Geez, I hate stomping all over well-intentioned pictures like this one: strongly acted, ably photographed, made with obvious care and sensitivity. The truth is, there's really nothing much wrong with it apart from the niggling fact that there's no movie anywhere to be found during the course of its (ye gods) two-and-a-half-hour running time; I haven't read Frank McCourt's acclaimed memoirs, but as a general rule real people's lives don't tend to have much dramatic shape, and what's rich and compelling on the page is often merely picayune and discursive onscreen, especially when adapted as flatly and conventionally as in this instance. All together now: Books are not movies. Books are not movies. Books are not movies.

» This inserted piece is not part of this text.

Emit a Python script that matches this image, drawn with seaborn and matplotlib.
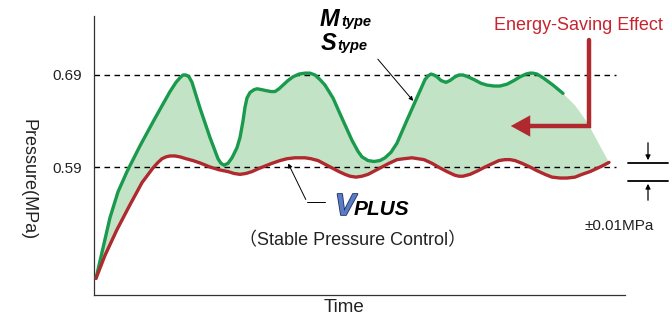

Some movies grab you by the throat from frame one -- establishing their presence with authority, to borrow a phrase from Ebby Calvin 'Nuke' LaLoosh -- and just never let go. Minghella, whose command of the medium gets stronger with each successive film, opens his adaptation of Patricia Highsmith's novel (previously filmed by René Clément as Purple Noon) with an image so beautifully evocative that it effectively substitutes for twenty minutes' worth of potentially tedious 'backstory.' We never learn anything about Ripley's life prior to the event that sets the plot in motion, but it doesn't matter: everything we need to know about him is conveyed, masterfully and wordlessly, in the film's first sixty seconds. What follows is nearly as sharp and succinct, aided immeasurably by Matt Damon's disturbingly opaque work in the title role; he's often seemed too smugly self-satisfied to me in the past, but here his sunny-Jim grin and disingenuous ingenuousness [sic] are perfectly suited to the character, making Ripley's amorality that much more chilling. The supporting cast is equally fine (no, Philip Seymour Hoffman has no trouble pulling off an insolent wastrel; yes, Cate Blanchett is luminous, again), and Walter Murch's precise cutting certainly doesn't hurt any -- but the movie ultimately belongs to Minghella, whose choices are almost uniformly inspired ('almost' because the film does start to drag a bit after the two-hour mark -- too many loose ends to be tied up). He instinctively understands how to play against the material -- staging, for example, one of the most intimate and revelatory scenes at an outdoor festival, so that key dialogue winds up being shouted hoarsely over the din of the music, secrets bellowed rather than whispered. Having seen Purple Noon upon its rerelease a few years ago, I knew exactly what was going to happen at virtually every moment, and yet I was continually surprised; I could scarcely have asked for more.
Pretty much exactly what you'd expect from a movie with a completely redundant word in its title. (Seen for Time Out New York review.)
Not bad, as adaptations of great literature go, but I still wound up mentally turning pages (especially once the diary entries kicked in), and several conceits that may have been effective when yoked to Greene's fastidious prose style seem painfully contrived onscreen. That said, the plot is a corker (at least until the interminable denouement -- forget the end of the affair, I thought at one point, what happened to the end of the damn movie?); Jordan handles the complex chronology with consummate ease (borrowing a trick or two from recent Soderbergh, I fancy); and the entire cast is superb -- even if Fiennes and Moore are inevitably upstaged by Ian Hart's unfailingly courteous private dick ("if ashtrays could speak, sir").